Introduction

Last updated on 2025-02-11 | Edit this page

Estimated time: 12 minutes

Overview

Questions

  • How do I manage to run an HPC workflow reproducibly?
  • How do I easily create a scaling experiment for an HPC application?
  • How do I easily identify the optimal runtime configuration for an application on an HPC system?

Objectives

  • List benefits of workflow automation.
  • Describe potential use cases for HPC workflow automation using JUBE.

The key goal of this episode is to provide potential uses cases for JUBE, and enable the participants to transfer these to their own workflows on HPC systems.

When applying for computing time on HPC systems, applicants are often asked to provide measurements on different scales of parallelism. Furthermore, preparing performance measurements often involves an application-specific workflow as well as platform-specific configurations. The objective of this lesson is to enable users of HPC systems to run performance measurements with minimal intervention with high reproducibility, using the Jülich Benchemarking Environment (JUBE) [1].

It is important to understand that JUBE, while emerged as a benchmarking system, actually is a workflow management system, where application and system benchmarking isone of its applications. Further use cases may include running multiple HPC workflows as integration tests during application development and defining reproducible execution workflows for data generation for publications.

The key benefits of using JUBE are:

  • It enables systematic and reproducible benchmarks.
  • It provides a flexible, script-based framework to set up tasks and control various aspects of the execution.
  • It allows for custom workflows that can adapt to different HPC platforms.
  • It provides a powerful tagging systems to influence execution of a given workflow.
  • It automatically isolates your workflow steps so concurrent tasks don’t overwrite or re-use files in unintentionally shared execution environments.
  • It enables efficient parameter space exploration.
  • It allows to easily retrieve strings from runtime output and create tables and CSV files.

Discussion

Think of your own workflows on an HPC system. What individual steps are involved? Discuss in a group.

Steps may include:

  • Loading and preparing the software environment
  • Building a software package
  • Creating a runtime configuration for your application
  • Creating a scheduler job script
  • Submitting a job to the scheduler
  • Extracting strings from application output.

JUBE is written and maintained by the Jülich Supercomputing Centre at Forschungszentrum Jülich in Germany. It is written in Python 3, but is backwards-compatible to Python 2.x. The user can write configurations in XML or YAML syntax.
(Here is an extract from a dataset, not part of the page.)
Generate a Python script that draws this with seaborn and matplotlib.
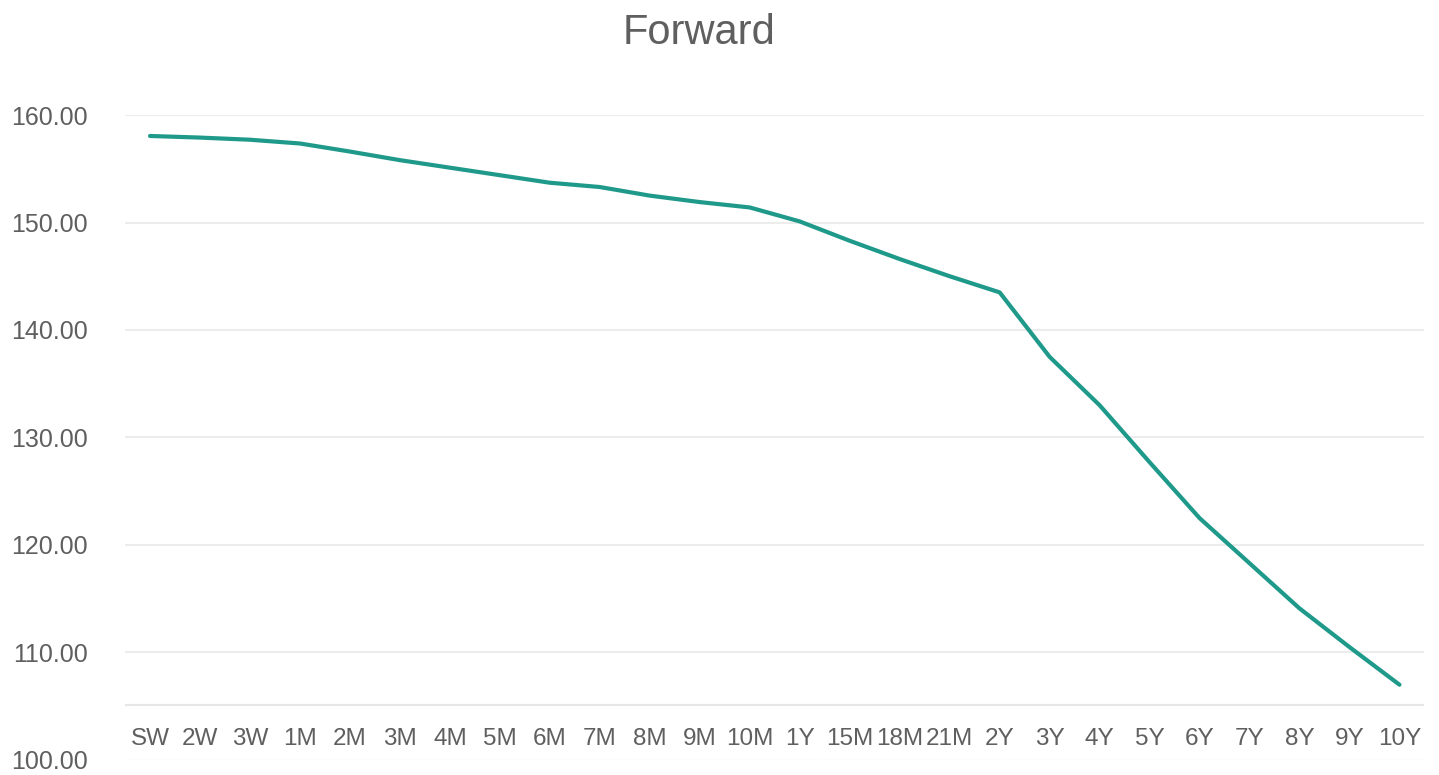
import pandas as pd
import matplotlib
matplotlib.use("Agg")
import matplotlib.pyplot as plt
import seaborn as sns

sns.set_style("white")
plt.rcParams["font.family"] = ["Liberation Sans", "DejaVu Sans"]

TENORS = [
    "SW", "2W", "3W", "1M", "2M", "3M", "4M", "5M", "6M", "7M", "8M", "9M",
    "10M", "1Y", "15M", "18M", "21M", "2Y", "3Y", "4Y", "5Y", "6Y", "7Y",
    "8Y", "9Y", "10Y",
]
FORWARD = [
    158.05, 157.9, 157.7, 157.35, 156.6, 155.8, 155.1, 154.4, 153.7, 153.3,
    152.5, 151.9, 151.4, 150.1, 148.3, 146.6, 145.0, 143.5, 137.5, 133.0,
    127.7, 122.5, 118.3, 114.1, 110.5, 107.0,
]
Y_TICKS = [100, 110, 120, 130, 140, 150, 160]

TEXT_COLOR = "#5f5f5f"
LINE_COLOR = "#1f9a8a"
GRID_COLOR = "#ececec"

df = pd.DataFrame({"pos": range(len(TENORS)), "tenor": TENORS, "forward": FORWARD})

fig = plt.figure(figsize=(14.39, 7.75), dpi=100)
ax = fig.add_axes([0.0869, 0.0194, 0.903, 0.8322])

# gridlines (the 100 line is faint and dotted, as in the source)
for v in Y_TICKS[1:]:
    ax.axhline(v, color=GRID_COLOR, linewidth=1.5, zorder=0)
ax.axhline(Y_TICKS[0], color="#e4e4e4", linewidth=1, linestyle=":", zorder=0)
# category axis line sits above the labels
ax.axhline(105.1, color="#e6e6e6", linewidth=1.5, zorder=0)

sns.lineplot(data=df, x="pos", y="forward", ax=ax, color=LINE_COLOR,
             linewidth=3, sort=False)

ax.set_xlim(-0.5, 25.5)
ax.set_ylim(100, 160)
ax.set_yticks(Y_TICKS)
ax.set_yticklabels([f"{v:.2f}" for v in Y_TICKS])
ax.set_xticks(df["pos"])
ax.set_xticklabels(TENORS)
ax.tick_params(axis="y", length=0, pad=27, labelsize=18, labelcolor=TEXT_COLOR)
ax.tick_params(axis="x", length=0, pad=-23, labelsize=17.5, labelcolor=TEXT_COLOR)
ax.set_xlabel("")
ax.set_ylabel("")
for s in ax.spines.values():
    s.set_visible(False)

fig.text(0.486, 0.958, "Forward", ha="center", va="center",
         fontsize=30, color=TEXT_COLOR)

plt.savefig("out.png", dpi=100)
plt.close()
It is freely available for download and also available via HPC software package managers, such as Spack and EasyBuild.

Key Points

  • Workflow automation can assist in getting reproducible results.
  • JUBE lets you execute and manage complex workflows on HPC systems.
  • JUBE eases exploration of a large parameter space of measurements.
  • JUBE automatically isolates directories of distinct steps of a run to avoid steps running in parallel to overwrite or unintentional reuse of intermediate data.